[Raw records]
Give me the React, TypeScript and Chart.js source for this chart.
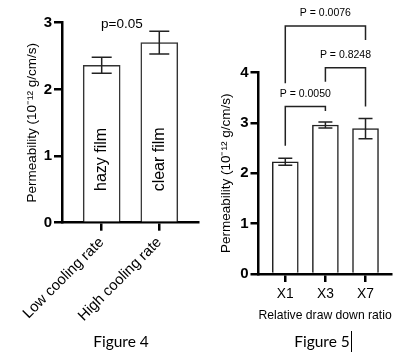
import React, { useEffect, useRef } from 'react';
import { Chart, registerables } from 'chart.js';

Chart.register(...registerables);
Chart.defaults.font.family = "'Liberation Sans', Arial, sans-serif";
Chart.defaults.color = '#000';

// ---------- Figure 4 data ----------
const fig4Categories = ['Low cooling rate', 'High cooling rate'];
const fig4Means = [2.36, 2.70];
const fig4Errors = [0.12, 0.17];
const fig4BarLabels = ['hazy film', 'clear film'];
const fig4YTicks = [0, 1, 2, 3];
const fig4PLabel = 'p=0.05';
const fig4PLabelX = 1.35; // in x data units
const fig4PLabelY = 2.98; // in y data units
const fig4BarLabelY = 0.95;

// ---------- Figure 5 data ----------
const fig5Categories = ['X1', 'X3', 'X7'];
const fig5Means = [2.23, 2.96, 2.89];
const fig5Errors = [0.07, 0.06, 0.2];
const fig5YTicks = [0, 1, 2, 3, 4];
const fig5BracketFrom = [0, 1, 0];
const fig5BracketTo = [1, 2, 2];
const fig5BracketLabels = ['P = 0.0050', 'P = 0.8248', 'P = 0.0076'];
const fig5BracketLevels = [3.33, 4.1, 4.93];
const fig5BracketLeftEnds = [2.55, 3.82, 3.79];
const fig5BracketRightEnds = [3.24, 3.33, 4.65];

const FONT = "'Liberation Sans', Arial, sans-serif";

function errorBarPlugin(errors: number[], cap: number) {
  return {
    id: 'errorBars',
    afterDatasetsDraw(chart: any) {
      const ctx = chart.ctx;
      const xs = chart.scales.x;
      const ys = chart.scales.y;
      const pts = chart.data.datasets[0].data as { x: number; y: number }[];
      ctx.save();
      ctx.strokeStyle = '#222';
      ctx.lineWidth = 1.5;
      pts.forEach((p, i) => {
        const x = xs.getPixelForValue(p.x);
        const yTop = ys.getPixelForValue(p.y + errors[i]);
        const yBot = ys.getPixelForValue(p.y - errors[i]);
        ctx.beginPath();
        ctx.moveTo(x, yTop);
        ctx.lineTo(x, yBot);
        ctx.moveTo(x - cap, yTop);
        ctx.lineTo(x + cap, yTop);
        ctx.moveTo(x - cap, yBot);
        ctx.lineTo(x + cap, yBot);
        ctx.stroke();
      });
      ctx.restore();
    },
  };
}

const fig4TextPlugin = {
  id: 'fig4Text',
  afterDraw(chart: any) {
    const ctx = chart.ctx;
    const xs = chart.scales.x;
    const ys = chart.scales.y;
    ctx.save();
    ctx.fillStyle = '#000';
    ctx.font = `13.5px ${FONT}`;
    ctx.textAlign = 'center';
    ctx.textBaseline = 'middle';
    ctx.fillText(fig4PLabel, xs.getPixelForValue(fig4PLabelX), ys.getPixelForValue(fig4PLabelY));
    ctx.font = `16px ${FONT}`;
    fig4BarLabels.forEach((t, i) => {
      ctx.save();
      ctx.translate(xs.getPixelForValue(i + 1), ys.getPixelForValue(fig4BarLabelY));
      ctx.rotate(-Math.PI / 2);
      ctx.fillText(t, 0, 0);
      ctx.restore();
    });
    ctx.restore();
  },
};

const fig5BracketPlugin = {
  id: 'fig5Brackets',
  afterDraw(chart: any) {
    const ctx = chart.ctx;
    const xs = chart.scales.x;
    const ys = chart.scales.y;
    ctx.save();
    ctx.strokeStyle = '#222';
    ctx.lineWidth = 1.5;
    ctx.fillStyle = '#000';
    ctx.font = `10.5px ${FONT}`;
    ctx.textAlign = 'center';
    ctx.textBaseline = 'middle';
    fig5BracketLabels.forEach((label, i) => {
      const x1 = xs.getPixelForValue(fig5BracketFrom[i] + 1);
      const x2 = xs.getPixelForValue(fig5BracketTo[i] + 1);
      const yl = ys.getPixelForValue(fig5BracketLevels[i]);
      ctx.beginPath();
      ctx.moveTo(x1, ys.getPixelForValue(fig5BracketLeftEnds[i]));
      ctx.lineTo(x1, yl);
      ctx.lineTo(x2, yl);
      ctx.lineTo(x2, ys.getPixelForValue(fig5BracketRightEnds[i]));
      ctx.stroke();
      ctx.fillText(label, (x1 + x2) / 2, yl - 12.4);
    });
    ctx.restore();
  },
};

const axisCommon = {
  grid: { display: true, drawOnChartArea: false, drawTicks: true, tickLength: 8, color: '#000', lineWidth: 2.5, offset: false },
  border: { display: true, color: '#000', width: 2.5 },
};

export default function App() {
  const ref4 = useRef<HTMLCanvasElement>(null);
  const ref5 = useRef<HTMLCanvasElement>(null);

  useEffect(() => {
    const c4 = new Chart(ref4.current as HTMLCanvasElement, {
      type: 'bar',
      data: {
        datasets: [
          {
            data: fig4Categories.map((_, i) => ({ x: i + 1, y: fig4Means[i] })),
            backgroundColor: '#fff',
            borderColor: '#333',
            borderWidth: 1.5,
            barThickness: 37,
          } as any,
        ],
      },
      options: {
        animation: false,
        responsive: false,
        devicePixelRatio: 1,
        layout: { padding: { top: 22.7, right: 11, left: 0, bottom: 0 } },
        plugins: { legend: { display: false }, tooltip: { enabled: false } },
        scales: {
          x: {
            type: 'linear',
            min: 0.311,
            max: 2.672,
            offset: false,
            afterBuildTicks: (s: any) => {
              s.ticks = fig4Categories.map((_, i) => ({ value: i + 1 }));
            },
            afterFit: (s: any) => {
              s.height = 140.3;
            },
            ticks: {
              autoSkip: false,
              minRotation: 45,
              maxRotation: 45,
              padding: 3,
              color: '#000',
              font: { size: 14.8 },
              callback: (v: any) => fig4Categories[Number(v) - 1] ?? '',
            },
            ...axisCommon,
          },
          y: {
            min: 0,
            max: 3,
            afterBuildTicks: (s: any) => {
              s.ticks = fig4YTicks.map((v) => ({ value: v }));
            },
            afterFit: (s: any) => {
              s.width = 62;
            },
            ticks: { padding: 2, color: '#000', font: { size: 15, weight: 'bold' } },
            title: {
              display: true,
              text: 'Permeability (10\u207B\u00B9\u00B2 g/cm/s)',
              color: '#000',
              font: { size: 13.5 },
              padding: { top: 24.4, bottom: 0 },
            },
            ...axisCommon,
          },
        },
      } as any,
      plugins: [errorBarPlugin(fig4Errors, 10), fig4TextPlugin],
    });

    const c5 = new Chart(ref5.current as HTMLCanvasElement, {
      type: 'bar',
      data: {
        datasets: [
          {
            data: fig5Categories.map((_, i) => ({ x: i + 1, y: fig5Means[i] })),
            backgroundColor: '#fff',
            borderColor: '#222',
            borderWidth: 1.5,
            barThickness: 26,
          } as any,
        ],
      },
      options: {
        animation: false,
        responsive: false,
        devicePixelRatio: 1,
        layout: { padding: { top: 72.7, right: 26.3, left: 0, bottom: 0 } },
        plugins: { legend: { display: false }, tooltip: { enabled: false } },
        scales: {
          x: {
            type: 'linear',
            min: 0.332,
            max: 3.653,
            offset: false,
            afterBuildTicks: (s: any) => {
              s.ticks = fig5Categories.map((_, i) => ({ value: i + 1 }));
            },
            afterFit: (s: any) => {
              s.height = 89;
            },
            ticks: {
              autoSkip: false,
              maxRotation: 0,
              minRotation: 0,
              padding: 4,
              color: '#000',
              font: { size: 13.8 },
              callback: (v: any) => fig5Categories[Number(v) - 1] ?? '',
            },
            title: {
              display: true,
              text: 'Relative draw down ratio',
              color: '#000',
              font: { size: 13.5 },
              padding: { top: 0, bottom: 39.2 },
            },
            ...axisCommon,
          },
          y: {
            min: 0,
            max: 4,
            afterBuildTicks: (s: any) => {
              s.ticks = fig5YTicks.map((v) => ({ value: v }));
            },
            afterFit: (s: any) => {
              s.width = 49.5;
            },
            ticks: { padding: 2, color: '#000', font: { size: 15, weight: 'bold' } },
            title: {
              display: true,
              text: 'Permeability (10\u207B\u00B9\u00B2 g/cm/s)',
              color: '#000',
              font: { size: 13.5 },
              padding: { top: 8.7, bottom: 0 },
            },
            ...axisCommon,
          },
        },
      } as any,
      plugins: [errorBarPlugin(fig5Errors, 7), fig5BracketPlugin],
    });

    return () => {
      c4.destroy();
      c5.destroy();
    };
  }, []);

  const captionStyle: React.CSSProperties = {
    position: 'absolute',
    top: 333,
    width: 100,
    textAlign: 'center',
    fontFamily: "Lato, 'Open Sans', sans-serif",
    fontSize: 15.5,
    lineHeight: '16px',
    color: '#000',
    whiteSpace: 'nowrap',
  };

  return (
    <div style={{ position: 'fixed', left: 0, top: 0, width: 418, height: 363, background: '#fff', overflow: 'hidden' }}>
      <canvas ref={ref4} width={209} height={363} style={{ position: 'absolute', left: 0, top: 0, width: 209, height: 363 }} />
      <canvas ref={ref5} width={209} height={363} style={{ position: 'absolute', left: 209, top: 0, width: 209, height: 363 }} />
      <div style={{ ...captionStyle, left: 71 }}>Figure 4</div>
      <div style={{ ...captionStyle, left: 272 }}>Figure 5</div>
      <div style={{ position: 'absolute', left: 351, top: 331, width: 1, height: 21, background: '#000' }} />
    </div>
  );
}
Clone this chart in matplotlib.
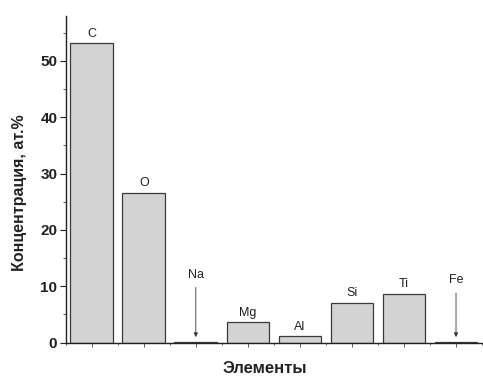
import matplotlib
matplotlib.use("Agg")
import matplotlib.pyplot as plt
import numpy as np

elements = ["C", "O", "Na", "Mg", "Al", "Si", "Ti", "Fe"]
concentration = [53.1, 26.6, 0.2, 3.6, 1.2, 7.1, 8.7, 0.2]
arrow_elements = {"Na": 11.0, "Fe": 10.0}
y_ticks = [0, 10, 20, 30, 40, 50]

plt.rcParams['font.family'] = ['Liberation Sans', 'DejaVu Sans']

fig = plt.figure(figsize=(4.83, 3.78), dpi=100)
ax = fig.add_axes([0.136, 0.0934, 0.862, 0.8653])

x = np.arange(len(elements))
ax.bar(x, concentration, width=0.82, color="#d3d3d3", edgecolor="#3a3a3a", linewidth=0.9)

for xi, el, v in zip(x, elements, concentration):
    if el in arrow_elements:
        ly = arrow_elements[el]
        ax.text(xi, ly, el, ha="center", va="bottom", fontsize=9, color="#222222")
        ax.annotate("", xy=(xi, v + 0.3), xytext=(xi, ly - 0.7),
                    arrowprops=dict(arrowstyle="-|>", color="#333333", lw=0.6,
                                    mutation_scale=6))
    else:
        ax.text(xi, v + 0.6, el, ha="center", va="bottom", fontsize=9, color="#222222")

ax.set_xlim(-0.5, 7.5)
ax.set_ylim(0, 58)
ax.set_yticks(y_ticks)
ax.set_yticks(np.arange(5, 58, 10), minor=True)
ax.set_xticks(x)
ax.set_xticklabels([])
ax.set_xticks(np.arange(-0.5, 7.6, 1), minor=True)

for s in ["top", "right"]:
    ax.spines[s].set_visible(False)
ax.spines["left"].set_linewidth(1.0)
ax.spines["bottom"].set_linewidth(1.0)
ax.spines["left"].set_color("#222222")
ax.spines["bottom"].set_color("#222222")

ax.tick_params(axis="y", which="major", direction="out", length=4, width=0.8,
               labelsize=11, colors="#222222", pad=2)
ax.tick_params(axis="y", which="minor", direction="out", length=2, width=0.6, colors="#444444")
ax.tick_params(axis="x", which="major", direction="out", length=3, width=0.6, colors="#444444")
ax.tick_params(axis="x", which="minor", direction="out", length=1.5, width=0.6, colors="#444444")
for lbl in ax.get_yticklabels():
    lbl.set_fontweight("bold")

ax.set_ylabel("Концентрация, ат.%", fontsize=11.5, fontweight="bold", color="#222222")
ax.yaxis.set_label_coords(-0.11, 0.46)
ax.yaxis.label.set_va("center")
ax.set_xlabel("Элементы", fontsize=12, fontweight="bold", color="#222222")
ax.xaxis.set_label_coords(0.479, -0.080)
ax.xaxis.label.set_va("center")

fig.savefig("out.png", dpi=100)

— TASK TO CARRY OUT —
Please repeat exactly the data above from its first line to the line that contains "Chart.defaults.color = '#000';", inclusive, and leave every picture out.

— THE COMPLETED TASK —
Give me the React, TypeScript and Chart.js source for this chart.
import React, { useEffect, useRef } from 'react';
import { Chart, registerables } from 'chart.js';

Chart.register(...registerables);
Chart.defaults.font.family = "'Liberation Sans', Arial, sans-serif";
Chart.defaults.color = '#000';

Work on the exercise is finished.